* **Exercise requirements**:
Up to and including the line with "const yTicks = [0, 0.2, 0.4, 0.6, 0.8, 1.0, 1.2];", write out the listing from its first line, minus the pictures.
____
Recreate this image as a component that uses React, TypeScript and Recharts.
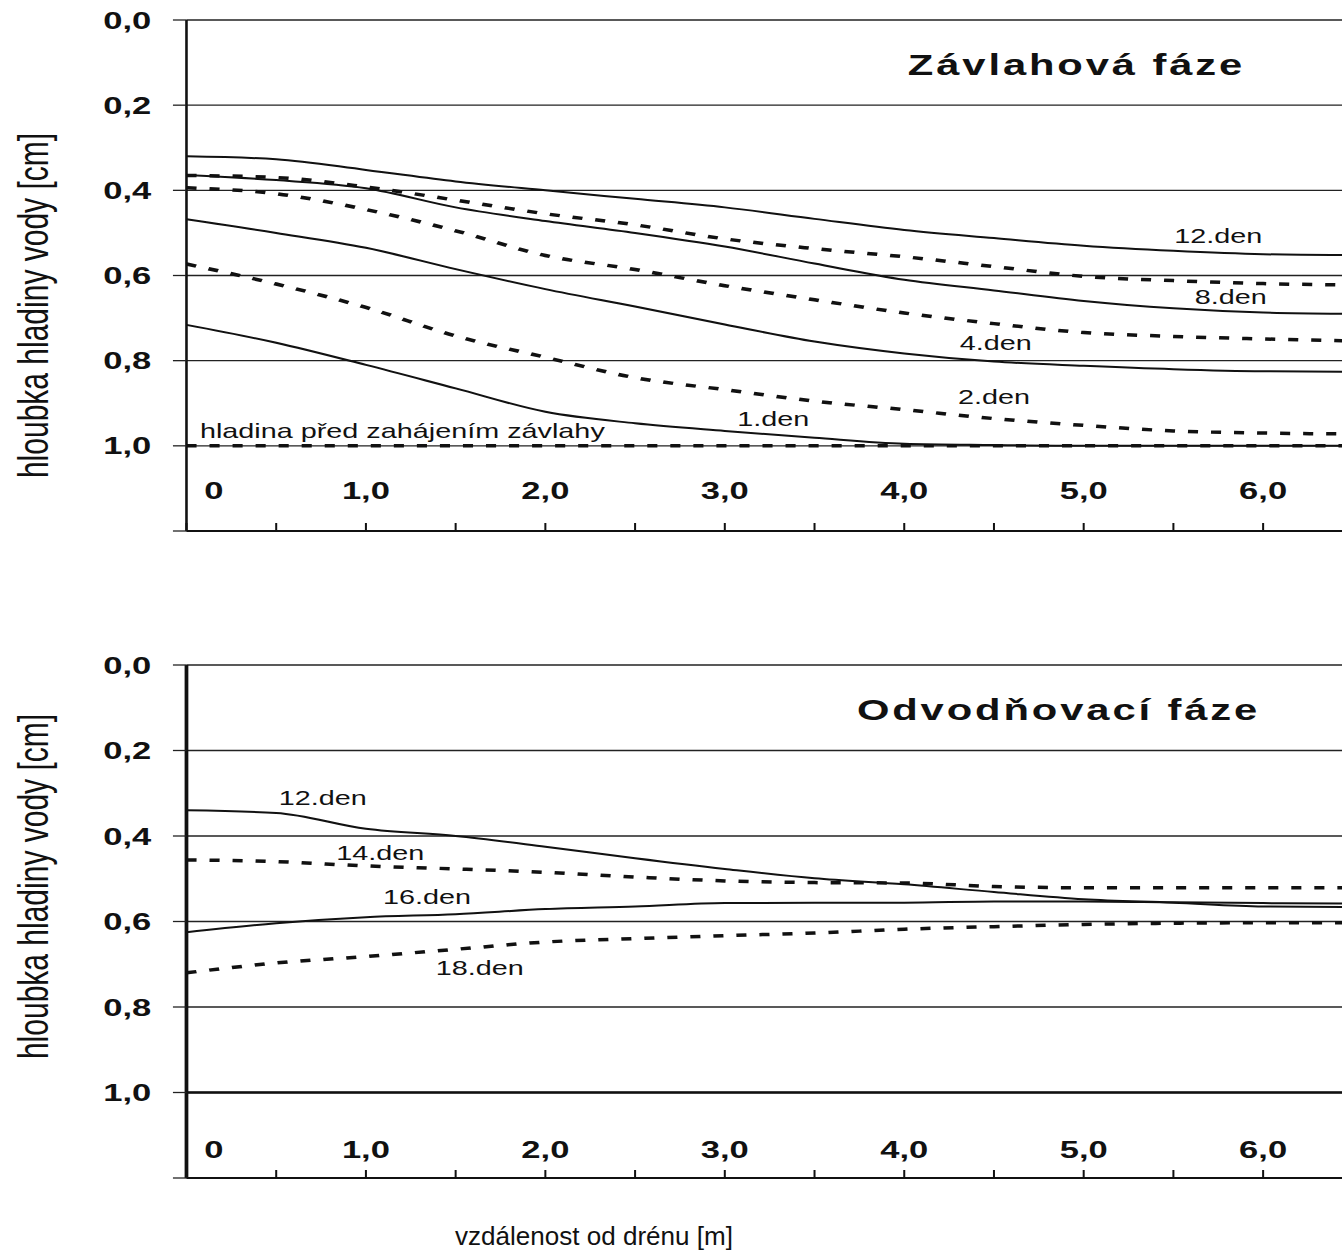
import { LineChart, Line, XAxis, YAxis, CartesianGrid, ReferenceDot, ReferenceLine } from "recharts";

const FONT = '"Liberation Sans", Arial, Helvetica, sans-serif';
// the source figure is stretched sideways, so the whole drawing is too
const STRETCH = 1.44;
const WIDTH = 932;

const distance = [0, 0.5, 1, 1.5, 2, 2.5, 3, 3.5, 4, 4.5, 5, 5.5, 6, 6.44];
const xTicks = [0, 0.5, 1, 1.5, 2, 2.5, 3, 3.5, 4, 4.5, 5, 5.5, 6];
const yTicks = [0, 0.2, 0.4, 0.6, 0.8, 1.0, 1.2];

// Závlahová fáze
const irr12 = [0.32, 0.327, 0.352, 0.379, 0.4, 0.42, 0.44, 0.467, 0.493, 0.512, 0.53, 0.542, 0.55, 0.552];
const irr10 = [0.365, 0.37, 0.392, 0.423, 0.455, 0.481, 0.514, 0.537, 0.556, 0.579, 0.602, 0.612, 0.619, 0.622];
const irr8 = [0.364, 0.376, 0.395, 0.44, 0.472, 0.5, 0.532, 0.572, 0.61, 0.635, 0.66, 0.677, 0.687, 0.69];
const irr6 = [0.394, 0.408, 0.445, 0.495, 0.553, 0.586, 0.624, 0.657, 0.688, 0.713, 0.734, 0.743, 0.749, 0.753];
const irr4 = [0.468, 0.5, 0.535, 0.585, 0.632, 0.673, 0.715, 0.755, 0.783, 0.802, 0.812, 0.82, 0.825, 0.826];
const irr2 = [0.573, 0.62, 0.675, 0.742, 0.792, 0.84, 0.868, 0.895, 0.915, 0.936, 0.952, 0.965, 0.97, 0.972];
const irr1 = [0.716, 0.758, 0.81, 0.865, 0.92, 0.947, 0.965, 0.981, 0.995, 0.998, 1.0, 1.0, 1.0, 1.0];
const irrBefore = [1.0, 1.0, 1.0, 1.0, 1.0, 1.0, 1.0, 1.0, 1.0, 1.0, 1.0, 1.0, 1.0, 1.0];

// Odvodňovací fáze
const drn12 = [0.34, 0.346, 0.383, 0.4, 0.425, 0.452, 0.477, 0.499, 0.513, 0.531, 0.548, 0.556, 0.565, 0.566];
const drn14 = [0.456, 0.46, 0.47, 0.477, 0.485, 0.496, 0.505, 0.509, 0.51, 0.518, 0.521, 0.521, 0.521, 0.521];
const drn16 = [0.625, 0.604, 0.59, 0.583, 0.571, 0.565, 0.557, 0.556, 0.556, 0.553, 0.553, 0.555, 0.557, 0.558];
const drn18 = [0.72, 0.697, 0.682, 0.665, 0.648, 0.64, 0.633, 0.627, 0.618, 0.612, 0.607, 0.604, 0.603, 0.603];

const irrData = distance.map((x, i) => ({
  x,
  d12: irr12[i],
  d10: irr10[i],
  d8: irr8[i],
  d6: irr6[i],
  d4: irr4[i],
  d2: irr2[i],
  d1: irr1[i],
  before: irrBefore[i],
}));

const drnData = distance.map((x, i) => ({
  x,
  d12: drn12[i],
  d14: drn14[i],
  d16: drn16[i],
  d18: drn18[i],
}));

const irrSeries = [
  { key: "d12", dashed: false },
  { key: "d10", dashed: true },
  { key: "d8", dashed: false },
  { key: "d6", dashed: true },
  { key: "d4", dashed: false },
  { key: "d2", dashed: true },
  { key: "d1", dashed: false },
  { key: "before", dashed: true },
];

const drnSeries = [
  { key: "d12", dashed: false },
  { key: "d14", dashed: true },
  { key: "d16", dashed: false },
  { key: "d18", dashed: true },
];

const irrNotes = [
  { text: "12.den", x: 5.75, y: 0.507 },
  { text: "8.den", x: 5.82, y: 0.65 },
  { text: "4.den", x: 4.51, y: 0.759 },
  { text: "2.den", x: 4.5, y: 0.885 },
  { text: "1.den", x: 3.27, y: 0.937 },
];

const drnNotes = [
  { text: "12.den", x: 0.76, y: 0.311 },
  { text: "14.den", x: 1.08, y: 0.44 },
  { text: "16.den", x: 1.34, y: 0.542 },
  { text: "18.den", x: 1.635, y: 0.71 },
];

function fmt(v: number) {
  return v.toFixed(1).replace(".", ",");
}

function XTick(props: any) {
  const { x, y, payload, lift } = props;
  const v = payload.value;
  if (!Number.isInteger(v)) return null;
  return (
    <text
      x={v === 0 ? x + 19 : x}
      y={y - lift}
      textAnchor="middle"
      dominantBaseline="central"
      fontSize={24}
      fontWeight={700}
      fontFamily={FONT}
      fill="#111"
    >
      {v === 0 ? "0" : fmt(v)}
    </text>
  );
}

const noteText =
  (text: string, size: number, bold = false, spacing = 0, anchor: "middle" | "start" = "middle") =>
  (p: any) => {
    const vb = p.viewBox;
    return (
      <text
        x={vb.x + (vb.width || 0) / 2}
        y={vb.y + (vb.height || 0) / 2}
        textAnchor={anchor}
        dominantBaseline="central"
        fontSize={size}
        fontWeight={bold ? 700 : 400}
        letterSpacing={spacing}
        fontFamily={FONT}
        fill="#111"
      >
        {text}
      </text>
    );
  };

const yLabel = (shift: number) => (p: any) => {
  const vb = p.viewBox;
  const cx = vb.x + 23;
  const cy = vb.y + vb.height / 2 + shift;
  return (
    <text
      x={cx}
      y={cy}
      transform={`rotate(-90 ${cx} ${cy})`}
      textAnchor="middle"
      dominantBaseline="central"
      fontSize={30}
      fontFamily={FONT}
      fill="#111"
    >
      hloubka hladiny vody [cm]
    </text>
  );
};

// this caption is not stretched in the source, so squeeze it back
const xLabel = (p: any) => {
  const vb = p.viewBox;
  return (
    <text
      x={vb.x + 283}
      y={vb.y + 58}
      textAnchor="middle"
      dominantBaseline="central"
      fontSize={26}
      textLength={193}
      lengthAdjust="spacingAndGlyphs"
      fontFamily={FONT}
      fill="#111"
    >
      vzdálenost od drénu [m]
    </text>
  );
};

interface PanelProps {
  data: any[];
  series: { key: string; dashed: boolean }[];
  notes: { text: string; x: number; y: number }[];
  title: string;
  titlePos: { x: number; y: number };
  height: number;
  top: number;
  bottom: number;
  lift: number;
  yShift: number;
  axisWidth: number;
  solidBase?: boolean;
  before?: boolean;
  showXLabel?: boolean;
}

function Panel(p: PanelProps) {
  return (
    <LineChart
      width={WIDTH}
      height={p.height}
      data={p.data}
      margin={{ top: p.top, right: 0, bottom: p.bottom, left: 0 }}
    >
      <CartesianGrid vertical={false} stroke="#222" strokeWidth={1.3} />
      <XAxis
        dataKey="x"
        type="number"
        domain={[0, 6.44]}
        ticks={xTicks}
        interval={0}
        allowDataOverflow
        height={10}
        tickSize={-8}
        tickMargin={0}
        tickLine={{ stroke: "#111", strokeWidth: 1.4 }}
        axisLine={{ stroke: "#111", strokeWidth: 2 }}
        tick={<XTick lift={p.lift} />}
        label={p.showXLabel ? { content: xLabel } : undefined}
      />
      <YAxis
        type="number"
        domain={[0, 1.2]}
        reversed
        ticks={yTicks}
        interval={0}
        width={129.5}
        tickSize={9.4}
        tickMargin={15}
        tickFormatter={(v: number) => (v > 1.1 ? "" : fmt(v))}
        tick={{ fontSize: 24, fontWeight: 700, fill: "#111", fontFamily: FONT }}
        tickLine={{ stroke: "#222", strokeWidth: 1.3 }}
        axisLine={{ stroke: "#111", strokeWidth: p.axisWidth }}
        label={{ content: yLabel(p.yShift) }}
      />
      {p.solidBase && <ReferenceLine y={1} stroke="#111" strokeWidth={2.5} />}
      {p.series.map((s) => (
        <Line
          key={s.key}
          dataKey={s.key}
          type="monotone"
          stroke="#111"
          strokeWidth={s.dashed ? 3.5 : 2}
          strokeDasharray={s.dashed ? "7 9" : undefined}
          dot={false}
          activeDot={false}
          isAnimationActive={false}
        />
      ))}
      {p.notes.map((n) => (
        <ReferenceDot
          key={n.text}
          x={n.x}
          y={n.y}
          r={0}
          fill="none"
          stroke="none"
          label={{ content: noteText(n.text, 20) }}
        />
      ))}
      {p.before && (
        <ReferenceDot
          x={0.075}
          y={0.965}
          r={0}
          fill="none"
          stroke="none"
          label={{ content: noteText("hladina před zahájením závlahy", 20, false, 0, "start") }}
        />
      )}
      <ReferenceDot
        x={p.titlePos.x}
        y={p.titlePos.y}
        r={0}
        fill="none"
        stroke="none"
        label={{ content: noteText(p.title, 29, true, 2) }}
      />
    </LineChart>
  );
}

export default function App() {
  return (
    <div
      style={{
        position: "absolute",
        left: 0,
        top: 0,
        width: WIDTH,
        transform: `scaleX(${STRETCH})`,
        transformOrigin: "0 0",
        background: "#fff",
      }}
    >
      <Panel
        data={irrData}
        series={irrSeries}
        notes={irrNotes}
        title="Závlahová fáze"
        titlePos={{ x: 4.96, y: 0.105 }}
        height={560}
        top={20}
        bottom={19}
        lift={32}
        yShift={30}
        axisWidth={1.8}
        before
      />
      <Panel
        data={drnData}
        series={drnSeries}
        notes={drnNotes}
        title="Odvodňovací fáze"
        titlePos={{ x: 4.86, y: 0.105 }}
        height={699}
        top={105}
        bottom={71}
        lift={20}
        yShift={-35}
        axisWidth={2.6}
        solidBase
        showXLabel
      />
    </div>
  );
}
____
* **Output below**:
Recreate this image as a component that uses React, TypeScript and Recharts.
import { LineChart, Line, XAxis, YAxis, CartesianGrid, ReferenceDot, ReferenceLine } from "recharts";

const FONT = '"Liberation Sans", Arial, Helvetica, sans-serif';
// the source figure is stretched sideways, so the whole drawing is too
const STRETCH = 1.44;
const WIDTH = 932;

const distance = [0, 0.5, 1, 1.5, 2, 2.5, 3, 3.5, 4, 4.5, 5, 5.5, 6, 6.44];
const xTicks = [0, 0.5, 1, 1.5, 2, 2.5, 3, 3.5, 4, 4.5, 5, 5.5, 6];
const yTicks = [0, 0.2, 0.4, 0.6, 0.8, 1.0, 1.2];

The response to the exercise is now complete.